Madrid/Athens - Spain's newly-elected leadership must act fast to shore up investor confidence, analysts say, after the Socialist government became the fifth in the eurozone to be toppled by the debt crisis.

In Greece, whose financial woes touched off the market nervousness now felt around the world, more political wrangling cast a pall over the new technocrat prime minister's bid to win the nod from European leaders on Monday for bailout funds.

Borrowing costs for both Spain and Italy hit unsustainable levels last week before the European Central Bank stepped in to stabilise the market. On Friday, the euro rose but European shares hit new five-week lows on fears it was a short-term fix.

Spaniards looked set to give the centre-right People's Party (PP) an absolute majority in parliament and a clear mandate for more austerity against a background of soaring unemployment and one of the highest budgetary shortfalls in the region.

"We will stop being part of the problem and will be part of the solution," PP leader Mariano Rajoy said after the vote.

Analysts welcomed the result while making clear they expected Rajoy, who will not be sworn in until December, to move quickly to turn the economy around.

"This could calm markets but until the new government does what it says it is going to do, nothing will change," said Angel Laborda, analyst at Madrid think-tank Funcas.

Nicolas Lopez, head of research at M&G Valores, said the government had to introduce convincing measures. "While these measures are being taken, the ECB will have to buy up bonds as it has been doing to maintain confidence," he said.

In Italy, newly-installed Prime Minister Mario Monti easily won confidence votes in both houses of parliament last week after his predecessor Silvio Berlusconi quit to general relief in European political and financial circles.
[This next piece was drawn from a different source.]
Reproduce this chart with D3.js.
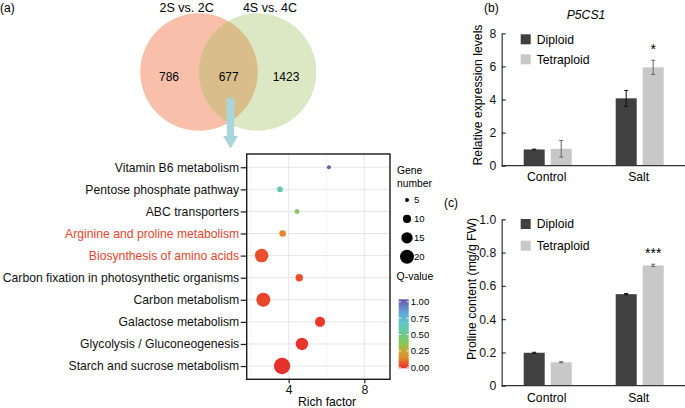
<!DOCTYPE html>
<html>
<head>
<meta charset="utf-8">
<script src="https://cdn.jsdelivr.net/npm/d3@7"></script>
<style>
  body { margin: 0; background: #fff; }
  svg { font-family: "Liberation Sans", Arial, sans-serif; }
</style>
</head>
<body>
<svg id="fig" width="685" height="408"></svg>
<script>
// Data
const vennSets = ["2S vs. 2C", "4S vs. 4C"];
const vennCounts = [786, 677, 1423];   // only left, shared, only right

const pathways = ["Vitamin B6 metabolism", "Pentose phosphate pathway", "ABC transporters",
    "Arginine and proline metabolism", "Biosynthesis of amino acids",
    "Carbon fixation in photosynthetic organisms", "Carbon metabolism",
    "Galactose metabolism", "Glycolysis / Gluconeogenesis", "Starch and sucrose metabolism"];
const richFactor = [6.13, 3.54, 4.44, 3.68, 2.57, 4.56, 2.66, 5.66, 4.70, 3.65];
const geneNumber = [5, 7, 6, 8, 19, 9, 20, 13, 17, 25];
const qValue = [0.97, 0.58, 0.38, 0.15, 0.06, 0.06, 0.04, 0.02, 0.01, 0.0];
const highlighted = ["Arginine and proline metabolism", "Biosynthesis of amino acids"];
const richTicks = [4, 8];
const sizeBreaks = [5, 10, 15, 20];
const qBreaks = [0, 0.25, 0.5, 0.75, 1];

const groups = ["Control", "Salt"];
const series = ["Diploid", "Tetraploid"];
const p5csMean = [[0.98, 1.02], [4.07, 5.94]];  // [group][series]
const p5csErr = [[0.02, 0.5], [0.48, 0.43]];
const p5csTicks = [0, 2, 4, 6, 8];
const prolineMean = [[0.198, 0.141], [0.550, 0.723]];
const prolineErr = [[0.003, 0.003], [0.004, 0.007]];
const prolineTicks = [0, 0.2, 0.4, 0.6, 0.8, 1.0];
const signif = [["", ""], ["", "*"]];
const signifC = [["", ""], ["", "***"]];

/**************************************************************************************************/
const svg = d3.select("#fig");
const FS = 12.2;
const axisCol = "#333";

/* Panel letters */
svg.append("text").attr("x", 0).attr("y", 12).attr("font-size", 12).text("(a)");
svg.append("text").attr("x", 484).attr("y", 12).attr("font-size", 12).text("(b)");
svg.append("text").attr("x", 444).attr("y", 207).attr("font-size", 12).text("(c)");

/* Venn diagram */
const venn = svg.append("g");
const cL = { x: 199, y: 72 }, cR = { x: 257.5, y: 72 }, rad = 58.8;
venn.append("defs").append("clipPath").attr("id", "clipL")
    .append("circle").attr("cx", cL.x).attr("cy", cL.y).attr("r", rad);
venn.append("circle").attr("cx", cL.x).attr("cy", cL.y).attr("r", rad).attr("fill", "#f8c0ab");
venn.append("circle").attr("cx", cR.x).attr("cy", cR.y).attr("r", rad).attr("fill", "#dbe8c3");
venn.append("circle").attr("cx", cR.x).attr("cy", cR.y).attr("r", rad).attr("fill", "#d9be8c")
    .attr("clip-path", "url(#clipL)");
venn.selectAll("text.set")
    .data(vennSets)
    .join("text")
        .attr("class", "set")
        .attr("x", (d, i) => i === 0 ? 186.7 : 270)
        .attr("y", 12)
        .attr("text-anchor", "middle")
        .attr("font-size", 12.5)
        .text(d => d);
venn.selectAll("text.count")
    .data(vennCounts)
    .join("text")
        .attr("class", "count")
        .attr("x", (d, i) => [169, 228.7, 286][i])
        .attr("y", 80.5)
        .attr("text-anchor", "middle")
        .attr("font-size", 12)
        .text(d => d);
// arrow down to the enrichment plot
venn.append("path")
    .attr("d", "M226.8,98 H234.2 V136 H238 L230.5,148.5 L223,136 H226.8 Z")
    .attr("fill", "#a9d5dd");

/**************************************************************************************************/
/* KEGG enrichment bubble plot */
const panel = { left: 246.7, right: 390, top: 154, bottom: 379.3 };
const x = d3.scaleLinear().domain([1.78, 9.36]).range([panel.left, panel.right]);
const y = d3.scalePoint().domain(pathways).range([panel.top, panel.bottom]).padding(0.6);
const size = d3.scaleSqrt().domain([5, 20]).range([2, 7]);
const qColor = d3.scaleLinear()
    .domain([0, 0.08, 0.15, 0.25, 0.35, 0.5, 0.65, 0.8, 0.9, 1])
    .range(["#e5302c", "#ea5a28", "#e08a2c", "#c8a832", "#8cc850", "#6cc890",
            "#60c8c8", "#62a8da", "#6a80c4", "#6152a8"]);

const dots = svg.append("g");
dots.append("g").selectAll("line")
    .data([2, 6])
    .join("line")
        .attr("x1", d => x(d)).attr("x2", d => x(d))
        .attr("y1", panel.top).attr("y2", panel.bottom)
        .attr("stroke", "#f0f0f0").attr("stroke-width", 0.7);
dots.append("g").selectAll("line")
    .data(richTicks)
    .join("line")
        .attr("x1", d => x(d)).attr("x2", d => x(d))
        .attr("y1", panel.top).attr("y2", panel.bottom)
        .attr("stroke", "#e6e6e6").attr("stroke-width", 1);
dots.append("g").selectAll("line")
    .data(pathways)
    .join("line")
        .attr("x1", panel.left).attr("x2", panel.right)
        .attr("y1", d => y(d)).attr("y2", d => y(d))
        .attr("stroke", "#e6e6e6").attr("stroke-width", 1);

dots.append("g").selectAll("circle")
    .data(pathways.map((p, i) => ({ p, rf: richFactor[i], n: geneNumber[i], q: qValue[i] })))
    .join("circle")
        .attr("cx", d => x(d.rf))
        .attr("cy", d => y(d.p))
        .attr("r", d => size(d.n))
        .attr("fill", d => qColor(d.q));

dots.append("rect")
    .attr("x", panel.left).attr("y", panel.top)
    .attr("width", panel.right - panel.left).attr("height", panel.bottom - panel.top)
    .attr("fill", "none").attr("stroke", "#1a1a1a").attr("stroke-width", 1.4);

const yAx = dots.append("g")
    .attr("transform", `translate(${panel.left},0)`)
    .call(d3.axisLeft(y).tickSize(6).tickPadding(1.5).tickSizeOuter(0));
yAx.select(".domain").remove();
yAx.selectAll("line").attr("stroke", "#1a1a1a").attr("stroke-width", 1.2);
yAx.selectAll("text")
    .attr("font-size", FS)
    .attr("font-family", "Liberation Sans, Arial, sans-serif")
    .attr("fill", d => highlighted.includes(d) ? "#e8452c" : "#111");

const xAx = dots.append("g")
    .attr("transform", `translate(0,${panel.bottom})`)
    .call(d3.axisBottom(x).tickValues(richTicks).tickSize(4).tickPadding(2).tickFormat(d3.format("d")));
xAx.select(".domain").remove();
xAx.selectAll("line").attr("stroke", "#1a1a1a").attr("stroke-width", 1.2);
xAx.selectAll("text").attr("font-size", FS).attr("font-family", "Liberation Sans, Arial, sans-serif")
    .attr("fill", "#111");
dots.append("text").attr("x", 327).attr("y", 405.5).attr("text-anchor", "middle")
    .attr("font-size", FS).text("Rich factor");

/* legends */
const leg = svg.append("g");
leg.append("text").attr("x", 397).attr("y", 174).attr("font-size", 10.3).text("Gene");
leg.append("text").attr("x", 397).attr("y", 187).attr("font-size", 10.3).text("number");
const sizeY = d3.scalePoint().domain(sizeBreaks).range([200, 256.7]);
leg.selectAll("circle")
    .data(sizeBreaks)
    .join("circle")
        .attr("cx", 407).attr("cy", d => sizeY(d)).attr("r", d => size(d)).attr("fill", "#000");
leg.selectAll("text.sz")
    .data(sizeBreaks)
    .join("text")
        .attr("class", "sz")
        .attr("x", 414).attr("y", d => sizeY(d) + 3.4)
        .attr("font-size", 9.5).text(d => d);

leg.append("text").attr("x", 396.5).attr("y", 280).attr("font-size", 10.5).text("Q-value");
const qY = d3.scaleLinear().domain([0, 1]).range([367.3, 301.7]);
const grad = svg.append("defs").append("linearGradient")
    .attr("id", "qgrad").attr("x1", 0).attr("y1", 1).attr("x2", 0).attr("y2", 0);
grad.selectAll("stop")
    .data(d3.range(0, 1.001, 0.05))
    .join("stop")
        .attr("offset", d => d)
        .attr("stop-color", d => qColor(d));
leg.append("rect").attr("x", 398.7).attr("y", 299.3).attr("width", 10).attr("height", 69)
    .attr("fill", "url(#qgrad)");
leg.selectAll("line.qt")
    .data(qBreaks)
    .join("line")
        .attr("class", "qt")
        .attr("x1", 398.7).attr("x2", 401)
        .attr("y1", d => qY(d)).attr("y2", d => qY(d))
        .attr("stroke", "#fff").attr("stroke-width", 0.8);
leg.selectAll("line.qt2")
    .data(qBreaks)
    .join("line")
        .attr("class", "qt2")
        .attr("x1", 406.4).attr("x2", 408.7)
        .attr("y1", d => qY(d)).attr("y2", d => qY(d))
        .attr("stroke", "#fff").attr("stroke-width", 0.8);
leg.selectAll("text.qv")
    .data(qBreaks)
    .join("text")
        .attr("class", "qv")
        .attr("x", 410.7).attr("y", d => qY(d) + 3.4)
        .attr("font-size", 9.5).text(d3.format(".2f"));

/**************************************************************************************************/
/* Bar charts */
const barCol = ["#404040", "#c8c8c8"];
const errCol = ["#111", "#666"];

function barChart(opts) {
    const g = svg.append("g");
    const yS = d3.scaleLinear().domain(opts.domain).range([opts.bottom, opts.top]);
    const x0 = d3.scaleBand().domain(groups).range([501.7, 685.7]);
    const x1 = d3.scaleBand().domain(series).range([-24, 24]).paddingInner(0.2222);

    const data = [];
    groups.forEach((gr, i) => series.forEach((s, j) => {
        data.push({ gr, s, j, m: opts.mean[i][j], e: opts.err[i][j], sig: opts.sig[i][j] });
    }));
    const cx = d => x0(d.gr) + x0.bandwidth() / 2 + x1(d.s);

    g.selectAll("rect.bar")
        .data(data)
        .join("rect")
            .attr("class", "bar")
            .attr("x", cx)
            .attr("y", d => yS(d.m))
            .attr("width", x1.bandwidth())
            .attr("height", d => yS(0) - yS(d.m))
            .attr("fill", d => barCol[d.j]);
    const eb = g.selectAll("g.err").data(data).join("g").attr("class", "err")
        .attr("stroke", d => errCol[d.j]).attr("stroke-width", 1);
    eb.append("line")
        .attr("x1", d => cx(d) + x1.bandwidth() / 2).attr("x2", d => cx(d) + x1.bandwidth() / 2)
        .attr("y1", d => yS(d.m - d.e)).attr("y2", d => yS(d.m + d.e));
    eb.append("line")
        .attr("x1", d => cx(d) + x1.bandwidth() / 2 - 2).attr("x2", d => cx(d) + x1.bandwidth() / 2 + 2)
        .attr("y1", d => yS(d.m + d.e)).attr("y2", d => yS(d.m + d.e));
    eb.append("line")
        .attr("x1", d => cx(d) + x1.bandwidth() / 2 - 2).attr("x2", d => cx(d) + x1.bandwidth() / 2 + 2)
        .attr("y1", d => yS(d.m - d.e)).attr("y2", d => yS(d.m - d.e));
    g.selectAll("text.sig")
        .data(data.filter(d => d.sig))
        .join("text")
            .attr("class", "sig")
            .attr("x", d => cx(d) + x1.bandwidth() / 2)
            .attr("y", d => yS(d.m + d.e) - 6)
            .attr("text-anchor", "middle")
            .attr("font-size", 14)
            .text(d => d.sig);

    const ax = g.append("g").attr("transform", "translate(501.7,0)")
        .call(d3.axisLeft(yS).tickValues(opts.ticks).tickSize(-4).tickSizeOuter(0).tickPadding(5.5)
            .tickFormat(d => d === 0 ? "0" : opts.fmt(d)));
    ax.select(".domain").attr("stroke", axisCol).attr("stroke-width", 1.2);
    ax.selectAll("line").attr("stroke", axisCol).attr("stroke-width", 1.2);
    ax.selectAll("text").attr("font-size", FS).attr("font-family", "Liberation Sans, Arial, sans-serif")
        .attr("fill", "#111");
    g.append("line").attr("x1", 501.7).attr("x2", 685).attr("y1", yS(0)).attr("y2", yS(0))
        .attr("stroke", axisCol).attr("stroke-width", 1.2);
    g.selectAll("text.cat")
        .data(groups)
        .join("text")
            .attr("class", "cat")
            .attr("x", d => x0(d) + x0.bandwidth() / 2 - 1)
            .attr("y", opts.catY)
            .attr("text-anchor", "middle")
            .attr("font-size", FS)
            .text(d => d);

    g.append("text")
        .attr("transform", `translate(${opts.titleX},${opts.titleY}) rotate(-90)`)
        .attr("text-anchor", "middle").attr("font-size", FS).text(opts.ytitle);

    series.forEach((s, j) => {
        g.append("rect").attr("x", 520.7).attr("y", opts.legY[j] - 5).attr("width", 10).attr("height", 10)
            .attr("fill", barCol[j]);
        g.append("text").attr("x", 536.7).attr("y", opts.legY[j] + 4.3).attr("font-size", FS).text(s);
    });
    return g;
}

barChart({
    domain: [0, 8], top: 33.3, bottom: 165.7, ticks: p5csTicks, fmt: d3.format("d"),
    mean: p5csMean, err: p5csErr, sig: signif, catY: 180.5,
    ytitle: "Relative expression levels", titleX: 482, titleY: 95, legY: [39.3, 59.3]
});
svg.append("text").attr("x", 586).attr("y", 18.5).attr("text-anchor", "middle")
    .attr("font-size", FS).attr("font-style", "italic").text("P5CS1");

barChart({
    domain: [0, 1], top: 219.3, bottom: 385.7, ticks: prolineTicks, fmt: d3.format(".1f"),
    mean: prolineMean, err: prolineErr, sig: signifC, catY: 401.5,
    ytitle: "Proline content (mg/g FW)", titleX: 476.3, titleY: 289, legY: [224, 245.7]
});
</script>
</body>
</html>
But he could face a battle to win backing for greater austerity or liberalisation.

Italian newspapers said on Sunday that new budget measures were likely to be unveiled within two weeks, with a property tax abolished by Berlusconi set to return, plus moves to tackle tax evasion and a cut in payroll taxes to lift employment.

Greek politics

Greek Prime Minister Lucas Papademos will meet EU Commission President Jose Manuel Barroso and Eurogroup head Jean-Claude Juncker on Monday after EU, IMF and European Central Bank representatives held tough talks in Athens.

Fearful of alienating voters, Antonis Samaris, head of Greece's conservative New Democracy, refused to give a written guarantee that he would do whatever it took to meet the terms of a bailout no matter who wins an election expected on February 19.

The leader of the far-right LAOS party said the international lenders would not release the $8bn Greece needs to avoid default in mid-December without the guarantee.

Eurozone wide planning to improve the region's economic governance and restore market faith in the single currency project is also mired in disagreements.

The details of the European Financial Stability Facility (EFSF), the bloc's rescue fund, are still undecided and the ECB says it will not act as a lender of last resort.

The European Commission will propose much tighter control of budgets on Wednesday and also present a study of three options for joint debt issuance of the 17 countries sharing the euro, but without any conclusions or suggestions which one to chose.